The Supreme Court of Alabama emphasized that the mere presence of a defendant in an automobile containing contraband is not sufficient in itself to support a conviction for possession of controlled substances. The State must introduce additional evidence from which possession and knowledge could be inferred.

In that case, the State relied on the testimony of a witness who thought he had seen appellant earlier in the evening of the arrest with a bag similar to the one in which the controlled substances had been found. He said, however, that he could not be sure because the lighting was too poor. The court held that, even taken together, mere proximity (the bag being found under the seat in which she was sitting) and the testimony of the State's witness did not provide a sufficient link between appellant and the contraband.

In the case sub judice, appellant did not own the vehicle nor was he a frequent passenger in the vehicle. The vial that was found was small, about the size of a person's finger. The vehicle in question was a police car used to transport criminals on a daily basis.

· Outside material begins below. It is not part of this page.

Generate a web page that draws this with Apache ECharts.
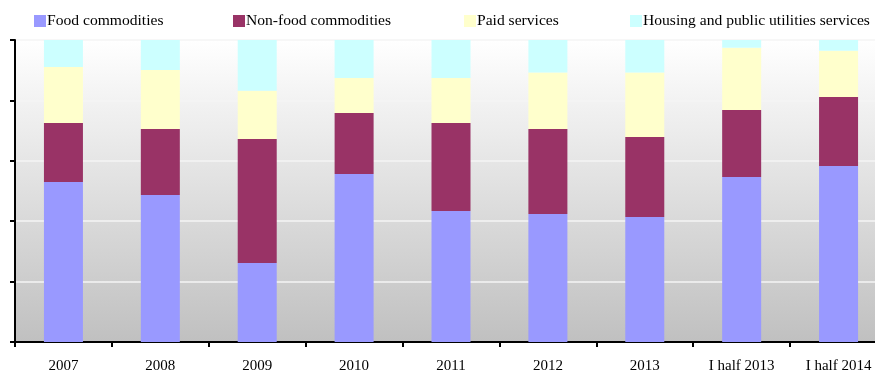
<!DOCTYPE html>
<html>
<head>
<meta charset="utf-8">
<script src="https://cdn.jsdelivr.net/npm/echarts@6/dist/echarts.min.js"></script>
<style>html,body{margin:0;padding:0;background:#fff}#c{width:875px;height:376px}</style>
</head>
<body>
<div id="c"></div>
<script>
const categories = ['2007', '2008', '2009', '2010', '2011', '2012', '2013', 'I half 2013', 'I half 2014'];
const food = [53.0, 48.7, 26.2, 55.6, 43.4, 42.4, 41.4, 54.6, 58.3];
const nonFood = [19.5, 21.8, 41.0, 20.2, 29.1, 28.1, 26.5, 22.2, 22.8];
const paid = [18.6, 19.6, 16.0, 11.6, 14.9, 18.7, 21.3, 20.6, 15.3];
const housing = [8.9, 9.9, 16.8, 12.6, 12.6, 10.8, 10.8, 2.6, 3.6];
const seriesNames = ['Food commodities', 'Non-food commodities', 'Paid services', 'Housing and public utilities services'];
const colors = ['#9999ff', '#993366', '#ffffcc', '#ccffff'];
const yTicks = [0, 20, 40, 60, 80, 100];

const font = '"Liberation Serif", "Times New Roman", serif';
const legendLefts = [34, 233, 464, 630];
const chart = echarts.init(document.getElementById('c'), null, {renderer: 'canvas'});
const allData = [food, nonFood, paid, housing];
chart.setOption({
  animation: false,
  backgroundColor: '#ffffff',
  color: colors,
  legend: seriesNames.map((n, i) => ({
    data: [n], left: legendLefts[i], top: 13, padding: 0,
    itemWidth: 12, itemHeight: 12, itemGap: 0,
    icon: 'rect',
    textStyle: {fontFamily: font, fontSize: 15.6, color: '#000', padding: [0, 0, 0, -4]}
  })),
  grid: {
    left: 15, right: -12, top: 40, bottom: 34,
    outerBoundsMode: 'none', containLabel: false,
    show: true, borderWidth: 0,
    backgroundColor: new echarts.graphic.LinearGradient(0, 0, 0, 1, [
      {offset: 0, color: '#ffffff'}, {offset: 1, color: '#c0c0c0'}
    ])
  },
  xAxis: {
    type: 'category', data: categories,
    axisLine: {lineStyle: {color: '#000', width: 2}},
    axisTick: {show: true, length: 5, lineStyle: {color: '#000', width: 2}},
    axisLabel: {fontFamily: font, fontSize: 15, color: '#000', margin: 17}
  },
  yAxis: {
    type: 'value', min: yTicks[0], max: yTicks[yTicks.length - 1], interval: 20,
    axisLine: {show: true, lineStyle: {color: '#000', width: 2}},
    axisTick: {show: true, length: 5, lineStyle: {color: '#000', width: 2}},
    axisLabel: {show: false},
    splitLine: {show: true, lineStyle: {color: '#f4f4f4', width: 1.5}}
  },
  series: seriesNames.map((n, i) => ({
    name: n, type: 'bar', stack: 'total', barWidth: 39,
    data: allData[i],
    itemStyle: {color: colors[i]}
  }))
});
</script>
</body>
</html>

The possibility is very great that the officer overlooked the vial during his initial search and that another of the many criminals transported in the vehicle dropped it there. The link in this case is even weaker than that in Story, supra, because the State has only proximity to rely on.

Appellant was frisked before being put in the vehicle, without drugs being found, and the officer never saw appellant with any drugs; there is no connection between appellant and the vial except proximity. On this ground alone, the judgment of the lower court is due to be reversed.

Even assuming the test set forth in the case of Story, supra, was met, the trial court committed reversible error in failing to charge the jury on the element of knowledge. Appellant requested charge number 6, which reads as follows:

"You are instructed that knowledge of the presence of narcotics is an indispensible element of the crime of possession of narcotics. The prosecution has the burden of establishing such knowledge by proof which satisfies you in convincing manner, beyond reasonable doubt."

If the trial court, in its oral charge, substantially covers a written request, even if the request is a correct statement of the law, refusal of the request is not error. A.R.Crim.P.Temp. 14.

The oral charge in this case, in pertinent part, reads as follows:

"What must the State prove beyond a reasonable doubt and to a moral certainty? They must prove, number one, that the substance in question was in fact as it states in this indictment, cocaine. Two, they must prove beyond a reasonable doubt and to a moral certainty that Richard Isador Johnson either had actual possession of the drug or, two, constructive possession of the drug. It is not necessary that the State prove beyond a reasonable doubt and to a moral certainty that the Defendant had actual possession of any drug. It is necessary for the State to prove beyond a reasonable doubt and to a moral certainty that he either had actual or constructive possession of the drug, consistent with the indictment in this case."

*894 The trial judge did not cover the element of knowledge in his oral charge and, therefore, refusal of appellant's written request on this element was error. See McHellen v. State, 351 So.2d 689 (Ala.Cr.App.1977).

It is the opinion of this court that the order of the lower court is due to be reversed and this cause remanded.

REVERSED AND REMANDED.

TYSON, HARRIS, SAM TAYLOR, JJ., concur.

BOWEN, P.J., concurs in result only.

BOWEN, Presiding Judge, concurring in result only.

I concur in the reversal of this cause because the trial judge refused to instruct the jury on the element of the defendant's knowledge of the presence of the drugs.

I do not think that the evidence was so insufficient that a reversal is required on that ground. Story v. State, 435 So.2d 1360 (Ala.Cr.App.1982) reversed, 435 So.2d 1365 (Ala.1983), is clearly factually distinguishable. A jury question was presented and this Court should not usurp that function. Dolvin v. State, 391 So.2d 133 (Ala. 1979).